A similar report was produced by David Philip for the American Foreign Policy Council (AFPC) financed by the Lynde and Harry Bradley Foundation a conservative think-tank with connections to the Bush administration and the American Enterprise Institute. According to Pepe Escobar:

“The plan would be ‘sold’ under the admission that the recently elected, Shi’ite dominated Jaafari government is incapable of controlling Iraq and bringing the Sunni-Arab guerillas to the negotiating table. More significantly, the plan is an exact replica of an extreme right-wing Israeli plan to balkanize Iraq—an essential part of the balkanization of the whole Middle East.”

Is the bombing of the Golden Mosque the final phase of a much broader strategy to inflame sectarian hatred and provoke civil war?

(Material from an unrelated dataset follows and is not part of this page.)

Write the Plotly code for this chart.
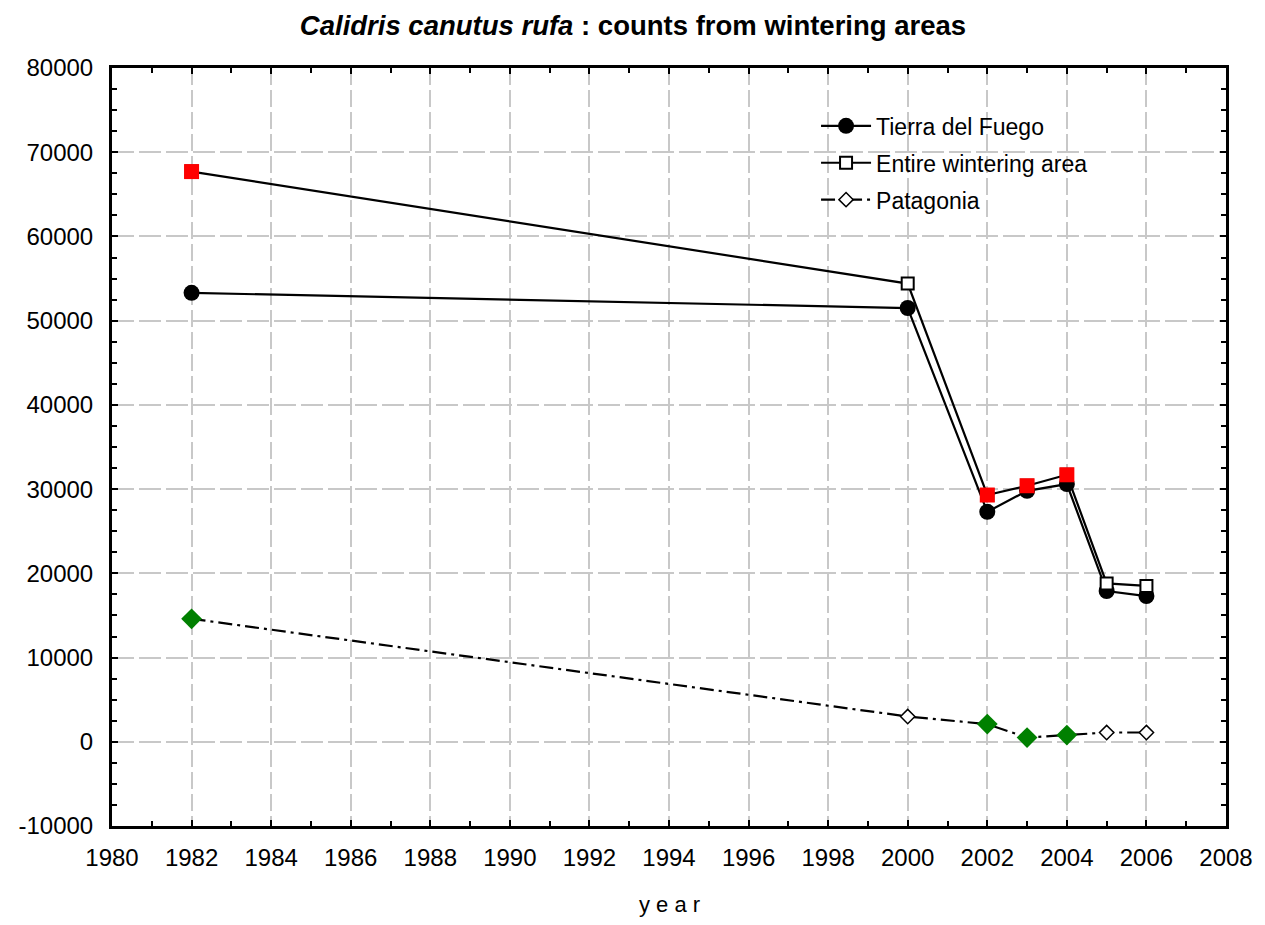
import plotly.graph_objects as go

# ── Data ─────────────────────────────────────────────────────────────────────
YEARS = [1982, 2000, 2002, 2003, 2004, 2005, 2006]
TIERRA_DEL_FUEGO = [53300, 51500, 27300, 29800, 30600, 17900, 17300]
ENTIRE_AREA = [67700, 54400, 29300, 30400, 31700, 18800, 18500]
PATAGONIA = [14600, 3000, 2100, 500, 800, 1100, 1100]
# years whose points are drawn filled (red squares / green diamonds)
HIGHLIGHT = [True, False, True, True, True, False, False]

Y_TICKS = [-10000, 0, 10000, 20000, 30000, 40000, 50000, 60000, 70000, 80000]
Y_LABELS = ["-10000", "0", "10000", "20000", "30000", "40000", "50000",
            "60000", "70000", "80000"]

GRID = "#c8c8c8"
FONT = "Liberation Sans, Arial, sans-serif"


def _pick(values):
    return [v for v, h in zip(values, HIGHLIGHT) if h]


fig = go.Figure()

fig.add_trace(
    go.Scatter(
        x=YEARS,
        y=TIERRA_DEL_FUEGO,
        name="Tierra del Fuego",
        legendgroup="a",
        mode="lines+markers",
        line=dict(color="black", width=2.2),
        marker=dict(symbol="circle", size=16, color="black"),
    )
)
fig.add_trace(
    go.Scatter(
        x=YEARS,
        y=ENTIRE_AREA,
        name="Entire wintering area",
        legendgroup="b",
        mode="lines+markers",
        line=dict(color="black", width=2.2),
        marker=dict(
            symbol="square", size=12, color="white", line=dict(color="black", width=2)
        ),
    )
)
fig.add_trace(
    go.Scatter(
        x=YEARS,
        y=PATAGONIA,
        name="Patagonia",
        legendgroup="c",
        mode="lines+markers",
        line=dict(color="black", width=2.2, dash="14px,5px,3px,5px"),
        marker=dict(
            symbol="diamond", size=11, color="white", line=dict(color="black", width=1.5)
        ),
    )
)

# filled highlight markers drawn over the hollow ones
fig.add_trace(
    go.Scatter(
        x=_pick(YEARS),
        y=_pick(ENTIRE_AREA),
        mode="markers",
        showlegend=False,
        marker=dict(symbol="square", size=15, color="#ff0000"),
    )
)
fig.add_trace(
    go.Scatter(
        x=_pick(YEARS),
        y=_pick(PATAGONIA),
        mode="markers",
        showlegend=False,
        marker=dict(symbol="diamond", size=16, color="#008000"),
    )
)

fig.update_layout(
    width=1250,
    height=910,
    paper_bgcolor="white",
    plot_bgcolor="white",
    font=dict(family=FONT, color="black", size=22),
    margin=dict(l=104, r=32, t=60, b=92),
    title=dict(
        text="<b><i>Calidris canutus rufa</i> : counts from wintering areas</b>",
        x=0.5,
        xanchor="center",
        y=0.981,
        yanchor="middle",
        font=dict(size=27.5, color="black"),
    ),
    legend=dict(
        x=0.632,
        y=0.952,
        xanchor="left",
        yanchor="top",
        bgcolor="rgba(0,0,0,0)",
        font=dict(size=23),
        itemwidth=50,
        tracegroupgap=4,
    ),
    showlegend=True,
)

# x-axis title placed as an annotation so it sits lower than standoff allows
fig.add_annotation(
    text="y e a r",
    xref="paper",
    yref="paper",
    x=0.5,
    y=-0.104,
    xanchor="center",
    yanchor="middle",
    showarrow=False,
    font=dict(size=22, color="black"),
)

fig.update_xaxes(
    range=[1980, 2008],
    dtick=2,
    tick0=1980,
    automargin=False,
    showgrid=True,
    gridcolor=GRID,
    gridwidth=2,
    griddash="17px,5px",
    zeroline=False,
    showline=True,
    linecolor="black",
    linewidth=3,
    mirror="ticks",
    ticks="inside",
    ticklen=6,
    tickwidth=2,
    tickcolor="black",
    minor=dict(ticks="inside", dtick=1, ticklen=5, tickwidth=2, tickcolor="black"),
    tickfont=dict(size=24),
    ticklabelstandoff=8,
)
fig.update_yaxes(
    range=[-10000, 80000],
    tickvals=Y_TICKS,
    ticktext=Y_LABELS,
    automargin=False,
    showgrid=True,
    gridcolor=GRID,
    gridwidth=2,
    griddash="22px,5px",
    zeroline=False,
    showline=True,
    linecolor="black",
    linewidth=3,
    mirror="ticks",
    ticks="inside",
    ticklen=6,
    tickwidth=2,
    tickcolor="black",
    minor=dict(ticks="inside", dtick=2500, ticklen=5, tickwidth=2, tickcolor="black"),
    tickfont=dict(size=24),
    ticklabelstandoff=11,
)

fig.write_html("out.html")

Clearly, many Sunnis, Iranians, and political analysts seem to believe so. Even the Bush administration’s own documents support the general theory that Iraq should be broken up into three separate pieces. But, is this proof that the impending civil war is the work of foreign provocateurs?

The final confirmation of Washington’s sinister plan was issued by Leslie Gelb, president of the Council on Foreign Relations, in a New York Times editorial on 11-25-03. The CFR is the ideological headquarters for America’s imperial interventions providing the meager rationale that papers-over the massive bloodletting that inevitably follow. Gelb stated:

“For decades, the United States has worshipped at the altar of a unified Iraqi state. Allowing all three communities within that false state to emerge at least as self-governing regions would be both difficult and dangerous. Washington would have to be very hard-headed and hard-hearted, to engineer this breakup. But such a course is manageable, even necessary, because it would allow us to find Iraq’s future in its denied but natural past.”

There you have it; the United States is only pursuing this genocidal policy for ‘Iraq’s own good’. We should remember Gelb’s statesman-like pronouncements in the months and years to come as Iraq slips further into the morass of social-disintegration and unfathomable human suffering.